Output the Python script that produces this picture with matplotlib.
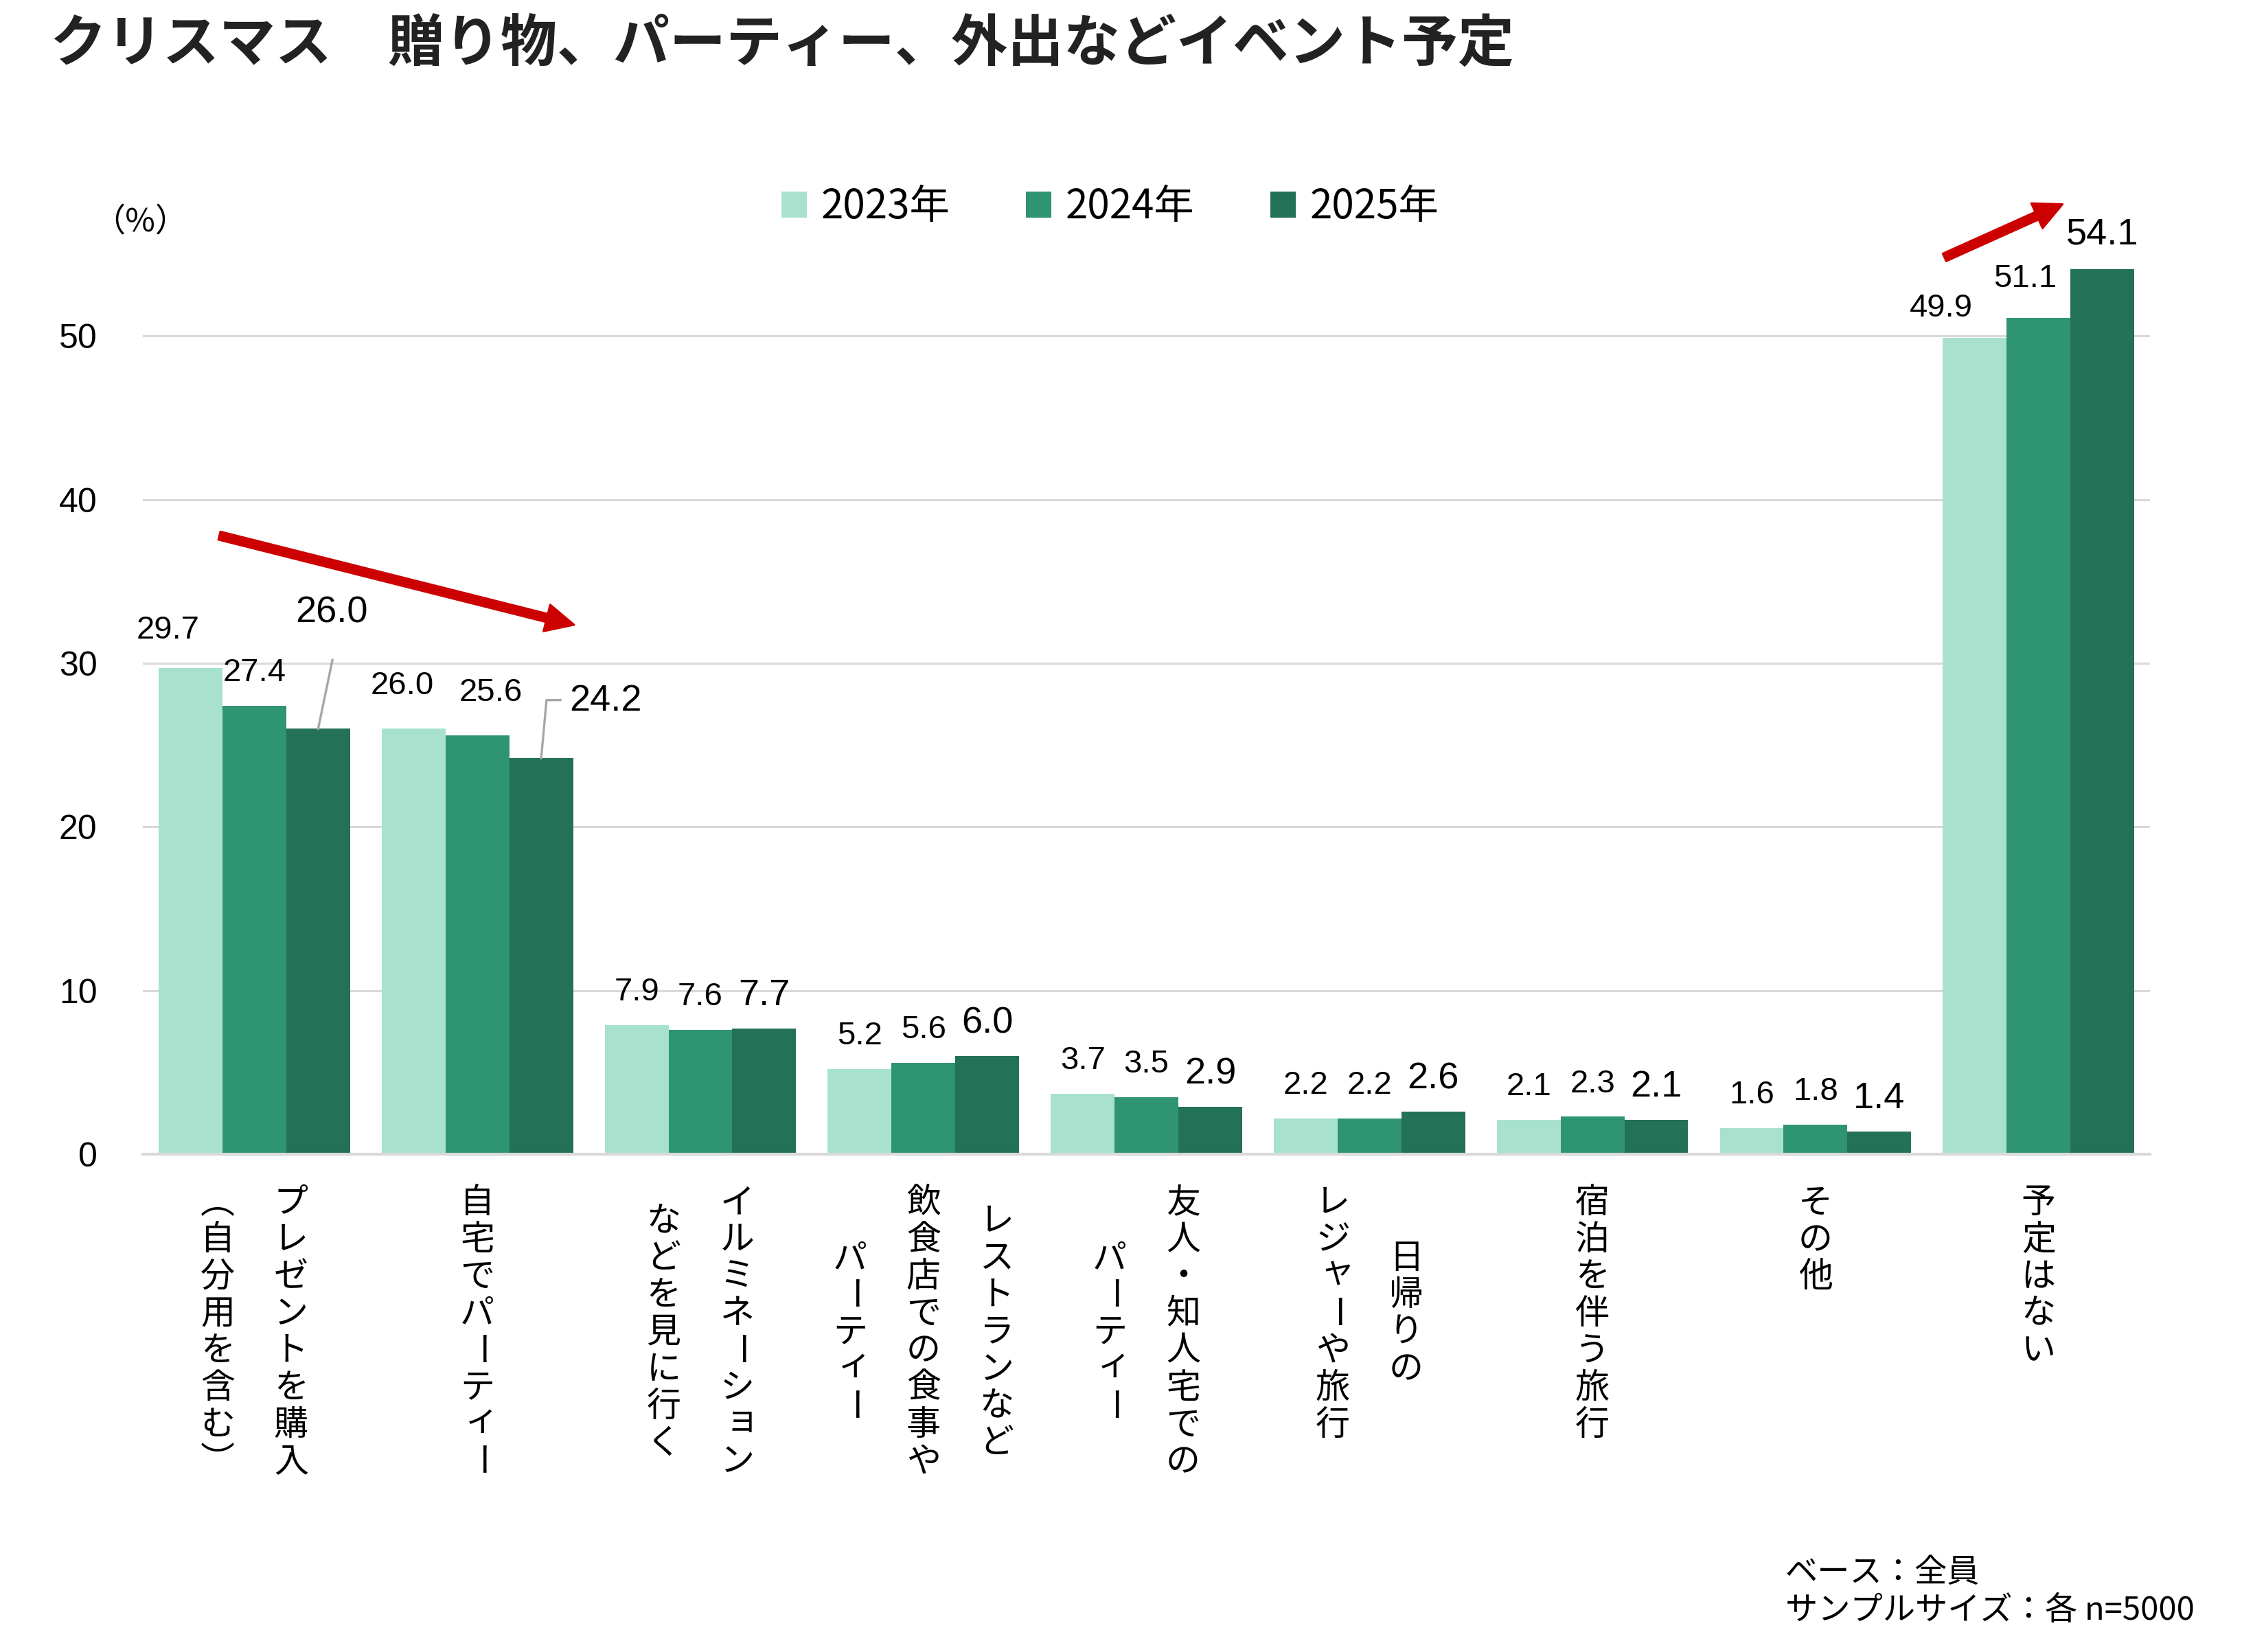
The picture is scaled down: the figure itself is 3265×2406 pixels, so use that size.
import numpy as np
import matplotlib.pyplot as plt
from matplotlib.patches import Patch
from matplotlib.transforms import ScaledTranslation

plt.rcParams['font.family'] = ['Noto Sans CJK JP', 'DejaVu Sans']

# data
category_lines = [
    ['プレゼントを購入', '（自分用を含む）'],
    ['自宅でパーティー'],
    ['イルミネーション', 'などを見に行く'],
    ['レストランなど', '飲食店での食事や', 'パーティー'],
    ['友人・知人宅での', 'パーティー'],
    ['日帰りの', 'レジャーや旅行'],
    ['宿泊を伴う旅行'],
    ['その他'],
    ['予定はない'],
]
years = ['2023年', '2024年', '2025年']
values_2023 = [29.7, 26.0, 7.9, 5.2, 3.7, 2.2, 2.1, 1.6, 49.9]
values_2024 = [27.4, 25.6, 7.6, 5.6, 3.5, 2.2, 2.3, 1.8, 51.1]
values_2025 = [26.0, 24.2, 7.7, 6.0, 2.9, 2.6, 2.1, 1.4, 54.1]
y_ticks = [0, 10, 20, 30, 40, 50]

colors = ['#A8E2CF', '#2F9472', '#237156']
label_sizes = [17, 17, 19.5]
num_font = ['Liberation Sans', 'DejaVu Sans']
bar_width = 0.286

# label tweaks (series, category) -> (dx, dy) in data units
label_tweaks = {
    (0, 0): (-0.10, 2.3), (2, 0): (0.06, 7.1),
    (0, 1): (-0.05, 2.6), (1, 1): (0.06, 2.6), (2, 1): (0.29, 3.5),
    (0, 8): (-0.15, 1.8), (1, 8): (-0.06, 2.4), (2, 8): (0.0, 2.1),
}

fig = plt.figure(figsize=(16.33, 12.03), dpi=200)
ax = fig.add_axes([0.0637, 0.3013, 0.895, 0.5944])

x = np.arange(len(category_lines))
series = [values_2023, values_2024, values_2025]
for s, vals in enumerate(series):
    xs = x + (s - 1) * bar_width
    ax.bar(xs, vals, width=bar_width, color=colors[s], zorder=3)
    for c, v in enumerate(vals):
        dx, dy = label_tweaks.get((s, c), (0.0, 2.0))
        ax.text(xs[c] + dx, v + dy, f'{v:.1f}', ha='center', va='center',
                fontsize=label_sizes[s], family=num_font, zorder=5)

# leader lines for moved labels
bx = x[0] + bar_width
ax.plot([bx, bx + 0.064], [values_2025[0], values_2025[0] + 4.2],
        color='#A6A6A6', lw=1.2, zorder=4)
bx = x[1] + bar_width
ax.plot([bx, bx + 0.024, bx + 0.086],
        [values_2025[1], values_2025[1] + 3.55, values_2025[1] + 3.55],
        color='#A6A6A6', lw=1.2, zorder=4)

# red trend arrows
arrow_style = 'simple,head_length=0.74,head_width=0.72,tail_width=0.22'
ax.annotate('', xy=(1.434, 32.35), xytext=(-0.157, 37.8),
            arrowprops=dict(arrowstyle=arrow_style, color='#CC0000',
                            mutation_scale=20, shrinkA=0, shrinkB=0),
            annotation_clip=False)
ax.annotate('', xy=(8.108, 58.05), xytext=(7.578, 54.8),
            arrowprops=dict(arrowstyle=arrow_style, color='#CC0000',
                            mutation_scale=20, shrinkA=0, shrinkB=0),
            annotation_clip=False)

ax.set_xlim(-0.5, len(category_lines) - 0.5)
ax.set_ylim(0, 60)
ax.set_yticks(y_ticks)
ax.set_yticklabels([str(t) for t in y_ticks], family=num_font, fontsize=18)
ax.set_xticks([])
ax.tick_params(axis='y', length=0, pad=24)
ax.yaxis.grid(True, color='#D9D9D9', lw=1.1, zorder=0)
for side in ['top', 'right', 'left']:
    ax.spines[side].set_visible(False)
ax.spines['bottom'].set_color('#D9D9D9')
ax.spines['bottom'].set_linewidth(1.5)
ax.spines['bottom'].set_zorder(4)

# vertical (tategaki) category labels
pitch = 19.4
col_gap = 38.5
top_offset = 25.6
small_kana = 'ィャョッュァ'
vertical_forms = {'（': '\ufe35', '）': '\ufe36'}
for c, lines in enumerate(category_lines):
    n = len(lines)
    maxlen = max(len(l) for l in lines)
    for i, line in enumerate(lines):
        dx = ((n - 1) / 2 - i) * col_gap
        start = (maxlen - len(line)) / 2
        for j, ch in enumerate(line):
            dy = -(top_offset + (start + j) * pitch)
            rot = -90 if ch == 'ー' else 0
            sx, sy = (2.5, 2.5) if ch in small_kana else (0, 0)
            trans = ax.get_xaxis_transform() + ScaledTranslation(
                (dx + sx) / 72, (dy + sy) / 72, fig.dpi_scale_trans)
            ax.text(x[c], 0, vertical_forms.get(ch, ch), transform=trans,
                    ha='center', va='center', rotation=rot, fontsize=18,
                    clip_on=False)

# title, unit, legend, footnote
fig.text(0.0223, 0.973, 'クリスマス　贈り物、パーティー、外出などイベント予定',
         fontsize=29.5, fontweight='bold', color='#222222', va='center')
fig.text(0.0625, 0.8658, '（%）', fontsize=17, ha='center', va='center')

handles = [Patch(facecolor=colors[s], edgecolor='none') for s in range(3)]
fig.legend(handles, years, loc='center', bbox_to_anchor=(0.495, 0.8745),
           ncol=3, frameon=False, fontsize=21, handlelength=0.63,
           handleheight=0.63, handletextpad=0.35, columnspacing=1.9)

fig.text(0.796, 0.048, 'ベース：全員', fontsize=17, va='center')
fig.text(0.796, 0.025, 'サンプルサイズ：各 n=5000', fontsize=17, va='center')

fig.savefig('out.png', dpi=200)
• • • • • • •
REQUIRED WORK: Pick out each line that holds the string "figure".

SOLUTION TO THE PROBLEM:
The picture is scaled down: the figure itself is 3265×2406 pixels, so use that size.
fig = plt.figure(figsize=(16.33, 12.03), dpi=200)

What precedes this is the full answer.